C’è poi un altro fattore: potrebbe essere il Ministero o la Corte dei conti a “togliere le castagne dal fuoco” ai partiti bocciando quel Piano di riequilibrio bis votato dal Consiglio comunale ufficialmente per “senso di responsabilità”, ufficiosamente per non dare alibi all’amministrazione. In caso di bocciatura potrebbe essere la stessa giunta a fare un passo indietro o l’Aula a presentare una mozione di sfiducia motivata dai fatti. Proprio per questi motivi il fattore tempo è determinante. La risposta del Ministero dovrebbe arrivare quanto prima e quei partiti finora “alleati” in Aula di Accorinti sono sulla riva del fiume ad aspettare.

Il fattore tempo è determinante anche in relazione a quanto accadrà nei prossimi mesi a livello regionale e nazionale dopo questa tornata elettorale. Se uno solo dei tasselli dovesse cambiare, s’innescherebbe un effetto a catena per tutti gli altri. Le regionali sono previste nel 2017, ma il conto alla rovescia inizierà nel 2016, tra sei mesi sarà già campagna elettorale. Nel frattempo potrebbe arrivare lo #staiserenoRenzi a rimescolare le carte. Solo a settembre-ottobre quindi gli scenari saranno più chiari, così come i tempi.

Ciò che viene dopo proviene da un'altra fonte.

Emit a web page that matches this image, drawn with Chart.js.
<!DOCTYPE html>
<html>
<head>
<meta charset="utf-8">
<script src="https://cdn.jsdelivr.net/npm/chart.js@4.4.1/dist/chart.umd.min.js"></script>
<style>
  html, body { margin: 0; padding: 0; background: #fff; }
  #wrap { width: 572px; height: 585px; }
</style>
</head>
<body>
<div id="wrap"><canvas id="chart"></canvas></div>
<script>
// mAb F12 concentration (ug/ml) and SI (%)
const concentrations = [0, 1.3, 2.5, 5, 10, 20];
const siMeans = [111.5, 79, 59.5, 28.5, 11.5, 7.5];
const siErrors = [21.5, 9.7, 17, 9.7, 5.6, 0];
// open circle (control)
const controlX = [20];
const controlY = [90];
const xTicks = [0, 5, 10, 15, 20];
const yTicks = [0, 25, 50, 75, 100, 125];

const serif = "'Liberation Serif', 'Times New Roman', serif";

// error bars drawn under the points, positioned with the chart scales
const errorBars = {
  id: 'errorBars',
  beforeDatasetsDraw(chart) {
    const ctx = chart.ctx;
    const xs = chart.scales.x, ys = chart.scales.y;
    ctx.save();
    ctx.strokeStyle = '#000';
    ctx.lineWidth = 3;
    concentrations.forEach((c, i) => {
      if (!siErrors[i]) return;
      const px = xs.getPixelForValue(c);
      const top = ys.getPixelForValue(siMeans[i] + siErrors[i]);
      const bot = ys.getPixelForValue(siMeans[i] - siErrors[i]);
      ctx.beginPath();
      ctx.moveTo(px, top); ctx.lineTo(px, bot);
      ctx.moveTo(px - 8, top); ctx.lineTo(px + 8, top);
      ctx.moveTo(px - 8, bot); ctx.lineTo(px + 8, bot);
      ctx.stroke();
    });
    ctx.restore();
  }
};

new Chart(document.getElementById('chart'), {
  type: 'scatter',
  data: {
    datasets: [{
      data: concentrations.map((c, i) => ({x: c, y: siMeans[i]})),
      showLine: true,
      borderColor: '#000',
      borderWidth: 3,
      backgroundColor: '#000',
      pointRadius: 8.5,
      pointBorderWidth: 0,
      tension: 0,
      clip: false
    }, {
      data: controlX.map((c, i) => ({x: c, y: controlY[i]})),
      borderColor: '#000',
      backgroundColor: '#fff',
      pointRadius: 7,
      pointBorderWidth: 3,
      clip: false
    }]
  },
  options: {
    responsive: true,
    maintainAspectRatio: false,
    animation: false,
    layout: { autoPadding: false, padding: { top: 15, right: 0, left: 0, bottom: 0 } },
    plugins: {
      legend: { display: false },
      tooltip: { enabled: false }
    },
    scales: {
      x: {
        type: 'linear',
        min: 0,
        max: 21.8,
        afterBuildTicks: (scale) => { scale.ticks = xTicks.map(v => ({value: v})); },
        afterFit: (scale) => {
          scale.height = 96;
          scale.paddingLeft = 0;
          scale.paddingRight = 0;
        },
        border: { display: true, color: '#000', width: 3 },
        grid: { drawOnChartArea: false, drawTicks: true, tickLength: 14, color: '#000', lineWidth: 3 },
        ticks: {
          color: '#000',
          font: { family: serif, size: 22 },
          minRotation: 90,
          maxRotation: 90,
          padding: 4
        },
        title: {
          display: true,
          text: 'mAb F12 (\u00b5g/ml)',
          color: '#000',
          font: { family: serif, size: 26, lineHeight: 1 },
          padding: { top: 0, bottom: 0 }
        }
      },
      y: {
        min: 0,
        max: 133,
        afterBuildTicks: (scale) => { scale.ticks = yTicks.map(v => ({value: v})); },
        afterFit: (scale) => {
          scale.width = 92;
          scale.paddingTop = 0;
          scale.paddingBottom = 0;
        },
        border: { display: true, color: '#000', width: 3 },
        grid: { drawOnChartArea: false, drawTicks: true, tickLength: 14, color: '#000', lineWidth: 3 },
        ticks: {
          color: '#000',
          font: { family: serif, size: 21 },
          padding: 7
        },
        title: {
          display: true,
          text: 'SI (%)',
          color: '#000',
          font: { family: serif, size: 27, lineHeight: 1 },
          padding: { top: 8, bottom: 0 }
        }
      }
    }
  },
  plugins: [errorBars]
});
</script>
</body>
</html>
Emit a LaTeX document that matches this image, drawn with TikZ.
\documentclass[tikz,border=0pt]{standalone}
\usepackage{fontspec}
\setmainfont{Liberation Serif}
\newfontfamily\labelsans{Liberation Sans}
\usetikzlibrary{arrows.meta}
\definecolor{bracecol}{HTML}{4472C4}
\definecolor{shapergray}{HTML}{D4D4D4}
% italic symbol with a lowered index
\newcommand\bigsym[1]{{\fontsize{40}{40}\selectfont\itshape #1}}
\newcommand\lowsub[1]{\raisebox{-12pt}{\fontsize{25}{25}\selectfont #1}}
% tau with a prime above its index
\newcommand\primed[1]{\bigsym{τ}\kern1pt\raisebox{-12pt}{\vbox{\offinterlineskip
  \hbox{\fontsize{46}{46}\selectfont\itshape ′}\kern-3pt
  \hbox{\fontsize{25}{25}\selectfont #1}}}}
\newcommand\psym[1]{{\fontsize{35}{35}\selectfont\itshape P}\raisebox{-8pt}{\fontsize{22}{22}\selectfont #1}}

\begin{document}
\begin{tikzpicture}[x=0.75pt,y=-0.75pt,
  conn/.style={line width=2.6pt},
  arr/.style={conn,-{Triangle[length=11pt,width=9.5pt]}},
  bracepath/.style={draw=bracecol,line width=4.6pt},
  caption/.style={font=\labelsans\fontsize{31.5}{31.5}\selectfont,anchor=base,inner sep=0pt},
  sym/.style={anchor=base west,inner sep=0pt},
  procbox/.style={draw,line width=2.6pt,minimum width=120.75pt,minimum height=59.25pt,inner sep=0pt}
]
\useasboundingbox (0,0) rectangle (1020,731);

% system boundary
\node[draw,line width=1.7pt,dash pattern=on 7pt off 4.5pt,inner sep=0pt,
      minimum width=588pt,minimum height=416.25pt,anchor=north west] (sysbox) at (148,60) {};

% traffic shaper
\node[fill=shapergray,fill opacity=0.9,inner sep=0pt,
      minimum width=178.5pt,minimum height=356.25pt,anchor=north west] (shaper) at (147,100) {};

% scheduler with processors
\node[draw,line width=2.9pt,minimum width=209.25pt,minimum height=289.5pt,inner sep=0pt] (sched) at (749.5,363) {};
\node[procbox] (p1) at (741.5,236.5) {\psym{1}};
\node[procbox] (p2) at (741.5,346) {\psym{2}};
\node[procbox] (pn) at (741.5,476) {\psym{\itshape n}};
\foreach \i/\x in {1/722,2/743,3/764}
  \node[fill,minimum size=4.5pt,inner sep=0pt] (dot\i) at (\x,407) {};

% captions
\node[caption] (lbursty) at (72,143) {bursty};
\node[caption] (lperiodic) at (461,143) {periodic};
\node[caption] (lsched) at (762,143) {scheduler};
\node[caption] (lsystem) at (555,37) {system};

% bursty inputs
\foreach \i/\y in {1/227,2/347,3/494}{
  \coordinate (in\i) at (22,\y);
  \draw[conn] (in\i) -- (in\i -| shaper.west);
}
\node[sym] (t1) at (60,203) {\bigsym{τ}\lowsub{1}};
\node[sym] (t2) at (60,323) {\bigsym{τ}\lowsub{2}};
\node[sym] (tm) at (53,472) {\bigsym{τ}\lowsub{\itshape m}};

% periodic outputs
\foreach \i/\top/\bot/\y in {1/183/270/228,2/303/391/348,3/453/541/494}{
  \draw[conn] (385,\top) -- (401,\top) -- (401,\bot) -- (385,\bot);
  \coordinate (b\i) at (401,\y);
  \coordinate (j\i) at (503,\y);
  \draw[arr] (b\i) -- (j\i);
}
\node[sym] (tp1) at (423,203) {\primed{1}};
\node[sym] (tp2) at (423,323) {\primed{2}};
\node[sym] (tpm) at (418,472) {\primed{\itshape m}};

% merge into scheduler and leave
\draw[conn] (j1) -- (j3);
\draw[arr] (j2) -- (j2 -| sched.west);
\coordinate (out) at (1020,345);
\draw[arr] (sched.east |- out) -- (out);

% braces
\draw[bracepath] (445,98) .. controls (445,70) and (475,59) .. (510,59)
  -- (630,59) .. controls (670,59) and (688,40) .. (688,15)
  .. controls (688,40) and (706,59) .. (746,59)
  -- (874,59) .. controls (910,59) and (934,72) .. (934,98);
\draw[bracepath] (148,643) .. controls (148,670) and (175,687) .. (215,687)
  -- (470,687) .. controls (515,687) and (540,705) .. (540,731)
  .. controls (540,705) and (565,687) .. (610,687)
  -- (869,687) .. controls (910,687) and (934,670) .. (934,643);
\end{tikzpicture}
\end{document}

L’effetto Collica ha già avuto un primo risultato:anche se non ufficialmente, gli avversari politici di Accorinti stanno già “accorciando i tempi” della giunta e non sembrano intenzionati a fargli completare fino alla fine il mandato.

C’è però un’incognita in questo quadro: la legge del tacchino di Natale.

I leader dei partiti rischiano di fare “i conti senza l’oste”, in questo caso 40 consiglieri comunali che non hanno alcuna intenzione di fare come i colleghi barcellonesi e fare la fine dei tacchini di Natale. Per tanti sarà questo “l’ultimo giro”.

Anche se dovessero essere raccolte le firme la mozione di sfiducia ha bisogno di una maggioranza qualificata per passare ed in un’Aula che è già deserta in tempi di pace, dove si troveranno consiglieri disposti a fare harakiri in tempi di guerra?

Sarà forse la legge del tacchino a fermare il contagio dell’effetto Collica?